A plain warehouse in an unremarkable industrial area outside the town of Mendrisio, just minutes from the Italian border, is the nerve centre of Versace Classic, a brand of casual wear owned by the famous Italian company.

From here, Italian-made designer goods are gathered, packaged and dispatched all over the world.

It’s a similar story at Hugo Boss, Bally and Gucci, all of whom have logistics centres clustered in the tongue-shaped strip of Ticino that juts into northern Italy.

Competitive advantage

Claudio Camponovo, head of Ticino’s chamber of commerce, says fashion valley has grown thanks to Switzerland’s lower taxes and employment costs.

“It’s a big branch for our economy,” Camponovo said. “These companies that chose Ticino gave the region a big boost by using the transport, building and banking industries.”

Camponovo estimates that fashion valley employs around 4,000 people, and is still expanding rapidly. One company has recently invested some SFr90 million in a new logistics facility.

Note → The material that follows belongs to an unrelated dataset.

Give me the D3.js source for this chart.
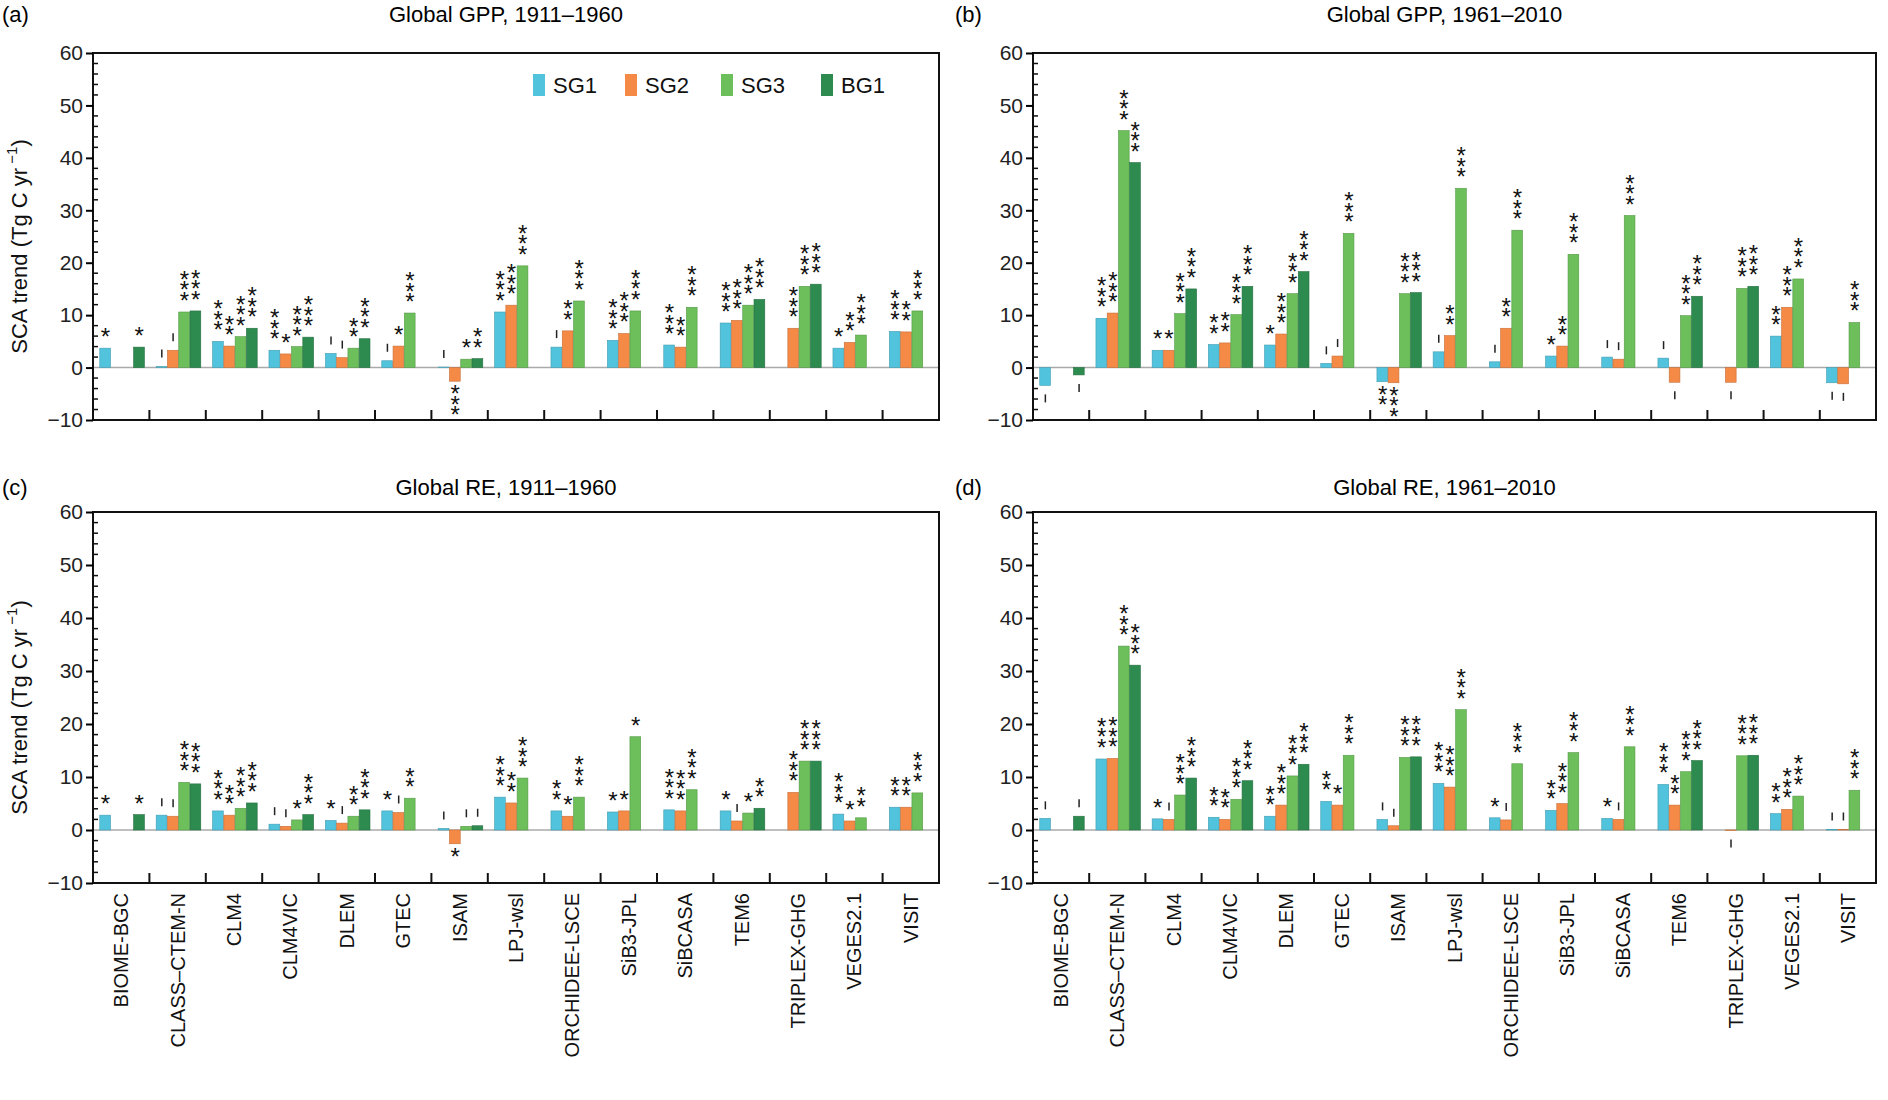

The industry also owes its existence to Milan, Italy’s fashion capital just thirty minutes away by car.

Loss of investment

But Camponovo argues that proximity means nothing if the sums don’t add up.

“In fashion, a difference in cost of 12 per cent is a big difference.

“And the real loss is not only the tax cost, but the loss of working places and investment that these companies have made in the last few years,” he says.

Camponovo believes the EU’s proposed tax will also hurt European economies, as EU firms increasingly look outside the union.

“They may move [from Switzerland], but I don’t think they will move to within the EU. They will look for better places where taxation is not so heavy.”

swissinfo, Jacob Greber in Lugano

“Fashion Valley” is in the canton of Ticino.

Luxury clothing brands such as Gucci, Versace, Hugo Boss, Zegna and Bally all have logistics or corporate facilities in the region.

Lower taxes and wage costs compared to Italy, as well as its proximity to Milan, have helped boost Ticino’s role in the global fashion industry.

A recent decision by the EU to impose a 12 per cent tax on re-exports now threatens that industry.

Re-exports are goods made in the EU and exported to a third country before being sent back to the EU.

Switzerland has complained to Brussels about the move, which has been postponed until June 1.